-- ENTRIES PROVIDED --
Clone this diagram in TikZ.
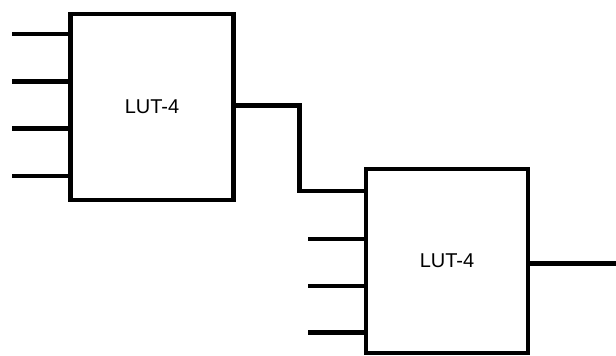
\documentclass[tikz,border=0pt]{standalone}
\usepackage{fontspec}
\setmainfont{Liberation Sans}
\begin{document}
\begin{tikzpicture}[x=1pt,y=-1pt,
  lut/.style={draw=black, line width=4.5pt, fill=white, minimum width=163pt, minimum height=186pt, inner sep=0pt, font=\fontsize{20}{24}\selectfont},
  wire/.style={draw=black, line width=4.5pt}]
\useasboundingbox (0,0) rectangle (616,356);
\node[lut] (b1) at (152,107) {LUT-4};
\node[lut, minimum width=162pt, minimum height=184pt] (b2) at (447,261) {LUT-4};
\foreach \y [count=\i] in {34,81.5,128.5,176}
  { \coordinate (a\i) at (12,\y); \draw[wire] (a\i) -- (a\i -| b1.west); }
\foreach \y [count=\i] in {239,286,332.5}
  { \coordinate (c\i) at (308,\y); \draw[wire] (c\i) -- (c\i -| b2.west); }
\coordinate (j) at (299.5,191);
\draw[wire] (b1.east |- 0,105.5) -| (j) -- (j -| b2.west);
\coordinate (o) at (616,263.5);
\draw[wire] (o -| b2.east) -- (o);
\end{tikzpicture}
\end{document}
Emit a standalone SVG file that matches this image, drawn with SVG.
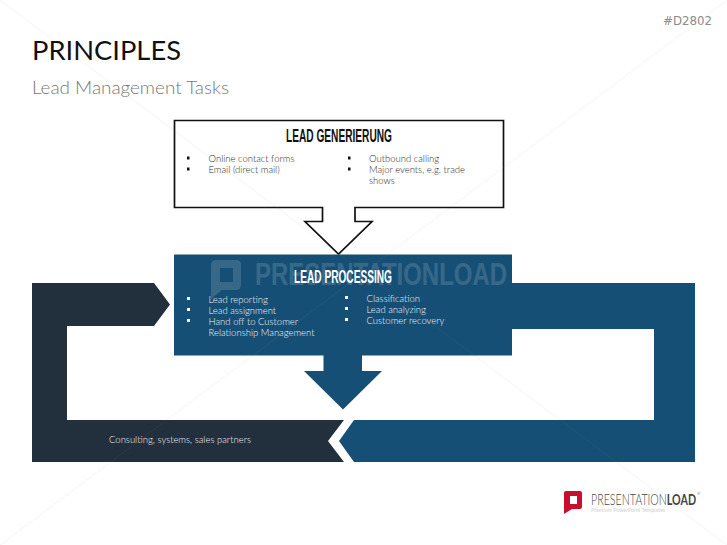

-- WHAT THE EXERCISE ASKS --
Make a word-for-word copy of the entries, without any pictures.

-- OUTPUT --
Clone this diagram in TikZ.
\documentclass[tikz,border=0pt]{standalone}
\usepackage{fontspec}
\setmainfont{Liberation Sans}
\begin{document}
\begin{tikzpicture}[x=1pt,y=-1pt,
  lut/.style={draw=black, line width=4.5pt, fill=white, minimum width=163pt, minimum height=186pt, inner sep=0pt, font=\fontsize{20}{24}\selectfont},
  wire/.style={draw=black, line width=4.5pt}]
\useasboundingbox (0,0) rectangle (616,356);
\node[lut] (b1) at (152,107) {LUT-4};
\node[lut, minimum width=162pt, minimum height=184pt] (b2) at (447,261) {LUT-4};
\foreach \y [count=\i] in {34,81.5,128.5,176}
  { \coordinate (a\i) at (12,\y); \draw[wire] (a\i) -- (a\i -| b1.west); }
\foreach \y [count=\i] in {239,286,332.5}
  { \coordinate (c\i) at (308,\y); \draw[wire] (c\i) -- (c\i -| b2.west); }
\coordinate (j) at (299.5,191);
\draw[wire] (b1.east |- 0,105.5) -| (j) -- (j -| b2.west);
\coordinate (o) at (616,263.5);
\draw[wire] (o -| b2.east) -- (o);
\end{tikzpicture}
\end{document}
Emit a standalone SVG file that matches this image, drawn with SVG.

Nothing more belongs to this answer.